My 12 foot Jon boat measure approx 48" across at point where oars mount up, I have seen alot of varying formulas to determine oar size. What is everyone else with a 48" width using for size? I am leaning towards 6'6"-7', can't remember what size I used as a kid.
Thanks in advance.

-Matt


----------



## TexasLoneStar56 (Nov 14, 2014)

Well, I don't know what part of the country you are in, but down here in E Texas, hardly anybody mounts oars. We all use paddles (3' to 6'; wooden or aluminum). About the only thing we see with mounted oars are kayaks.

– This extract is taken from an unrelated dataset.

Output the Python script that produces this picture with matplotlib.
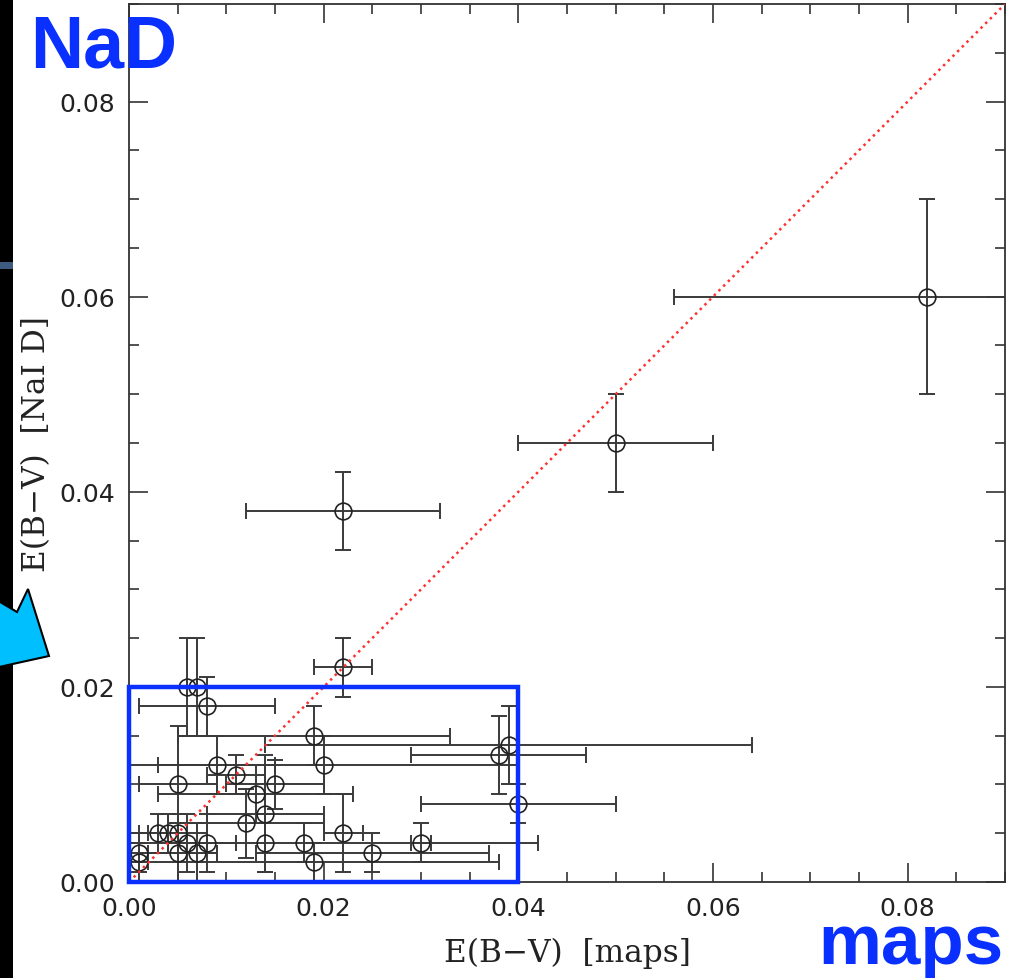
import numpy as np
import matplotlib
matplotlib.use('Agg')
import matplotlib.pyplot as plt
from matplotlib.patches import Rectangle, Polygon

# E(B-V) from the dust maps vs. from NaI D
ebv_maps = [0.082, 0.050, 0.022, 0.022, 0.006, 0.007, 0.008, 0.019, 0.020, 0.009,
            0.011, 0.005, 0.015, 0.013, 0.014, 0.012, 0.003, 0.004, 0.005, 0.006,
            0.008, 0.005, 0.007, 0.001, 0.001, 0.014, 0.018, 0.019, 0.022, 0.025,
            0.030, 0.038, 0.039, 0.040]
ebv_nad = [0.060, 0.045, 0.038, 0.022, 0.020, 0.020, 0.018, 0.015, 0.012, 0.012,
           0.011, 0.010, 0.010, 0.009, 0.007, 0.006, 0.005, 0.005, 0.005, 0.004,
           0.004, 0.003, 0.003, 0.003, 0.002, 0.004, 0.004, 0.002, 0.005, 0.003,
           0.004, 0.013, 0.014, 0.008]
err_maps = [0.026, 0.010, 0.010, 0.003, 0.000, 0.000, 0.007, 0.014, 0.020, 0.006,
            0.003, 0.004, 0.005, 0.010, 0.006, 0.008, 0.002, 0.001, 0.003, 0.002,
            0.003, 0.004, 0.002, 0.001, 0.001, 0.000, 0.024, 0.019, 0.002, 0.012,
            0.001, 0.009, 0.025, 0.010]
err_nad = [0.010, 0.005, 0.004, 0.003, 0.005, 0.005, 0.003, 0.003, 0.003, 0.003,
           0.002, 0.006, 0.0025, 0.003, 0.006, 0.0035, 0.002, 0.002, 0.002, 0.003,
           0.003, 0.003, 0.003, 0.002, 0.002, 0.003, 0.002, 0.002, 0.004, 0.002,
           0.002, 0.004, 0.004, 0.002]

W, H = 1014, 979
fig = plt.figure(figsize=(W/100, H/100), dpi=100)
fig.patch.set_facecolor('white')

ax = fig.add_axes([129/W, 1-883/H, (1005-129)/W, (883-5)/H])
ax.set_xlim(0, 0.09)
ax.set_ylim(0, 0.09)

ax.errorbar(ebv_maps, ebv_nad, xerr=err_maps, yerr=err_nad, fmt='none',
            ecolor='#3a3a3a', elinewidth=1.4, capsize=6, capthick=1.4, zorder=2)
ax.plot(ebv_maps, ebv_nad, 'o', ms=12, mfc='none', mec='#222222', mew=1.2, zorder=3)

# one-to-one line
ax.plot([0, 0.09], [0, 0.09], ls=':', color='#ff3030', lw=1.8, zorder=4)

# highlight box
ax.add_patch(Rectangle((0, 0), 0.04, 0.02, fill=False, ec='#0a30ff', lw=3.2, zorder=5, clip_on=False))

ax.set_xticks([0, 0.02, 0.04, 0.06, 0.08])
ax.set_yticks([0, 0.02, 0.04, 0.06, 0.08])
ax.set_xticks(np.arange(0, 0.0901, 0.005), minor=True)
ax.set_yticks(np.arange(0, 0.0901, 0.005), minor=True)
ax.set_xticklabels(['0.00', '0.02', '0.04', '0.06', '0.08'])
ax.set_yticklabels(['0.00', '0.02', '0.04', '0.06', '0.08'])
ax.tick_params(which='both', direction='in', top=True, right=True, color='#333333', width=1.2)
ax.tick_params(which='major', length=14, labelsize=18, pad=10, labelcolor='#222222')
ax.tick_params(which='minor', length=7)
for s in ax.spines.values():
    s.set_color('#333333')
    s.set_linewidth(1.3)

ax.set_xlabel('E(B\u2212V)  [maps]', family='DejaVu Serif', fontsize=22.5, color='#222222')
ax.set_ylabel('E(B\u2212V)  [NaI D]', family='DejaVu Serif', fontsize=22.5, color='#222222')
ax.xaxis.set_label_coords(0.5, -0.062)
ax.yaxis.set_label_coords(-0.088, 0.5)

# slide decorations
fig.add_artist(Rectangle((0, 0), 13/W, 1, transform=fig.transFigure, fc='black', ec='none', zorder=6))
fig.add_artist(Rectangle((0, 1-270/H), 13/W, 7/H, transform=fig.transFigure, fc='#3d5a80', ec='none', zorder=7))
arrow_px = [(-10, 597), (17, 613), (28, 590), (49, 657), (-10, 670)]
fig.add_artist(Polygon([(px/W, 1-py/H) for px, py in arrow_px], closed=True,
                       transform=fig.transFigure, fc='#00bfff', ec='black', lw=1.5, zorder=8))

fig.text(30/W, 1-68/H, 'NaD', family='Liberation Sans', weight='bold', fontsize=53,
         color='#0a30ff', va='baseline', zorder=9)
fig.text(1003/W, 1-964/H, 'maps', family='Liberation Sans', weight='bold', fontsize=51,
         color='#0a30ff', ha='right', va='baseline', zorder=9)

fig.savefig('out.png', dpi=100)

Sorry I couldn't help, but I wish you luck. I'd like to know myself.

Have a good one,
Keith
Texas


----------



## Southern Appal (Nov 15, 2014)

I bought seven foot oars for mine. Work just fine.


----------



## mattfl467 (Nov 15, 2014)

TexasLoneStar56 said:


> Well, I don't know what part of the country you are in, but down here in E Texas, hardly anybody mounts oars. We all use paddles (3' to 6'; wooden or aluminum). About the only thing we see with mounted oars are kayaks.
> 
> Sorry I couldn't help, but I wish you luck. I'd like to know myself.
> 
> ...



Interesting, growing up in the northeast, all we "paddled" were canoes or kayaks.
Different strokes for different folks..pun intended


----------



## mattfl467 (Nov 15, 2014)

Yeah 7' seems about right to me as well


----------



## ggoldy (Nov 15, 2014)

+1 on the 7' s. I bought 6'6" ers for my 1436(48" beam) thinking I may not have the power as an old fart that I had as a young man. And I wasn't sure if rowing hard would hurt my weak back. My back is fine and I can handle more leverage. 7's, at least. You can always overlap the handles, thereby shortening each oar by 4-5" if you need to.


----------



## mattfl467 (Nov 15, 2014)

ggoldy said:


> +1 on the 7' s. I bought 6'6" ers for my 1436(48" beam) thinking I may not have the power as an old fart that I had as a young man. And I wasn't sure if rowing hard would hurt my weak back. My back is fine and I can handle more leverage. 7's, at least. You can always overlap the handles, thereby shortening each oar by 4-5" if you need to.



Appreciate the advice, so much conflicting info and formulas out there. I'm going with 7 footers. My back can handle it, plus it will give me more weapon to jam down a gators throat if need be :shock:


----------



## mattfl467 (Nov 16, 2014)

Ordered some 7's from Wallyworld, Thanks for the help


----------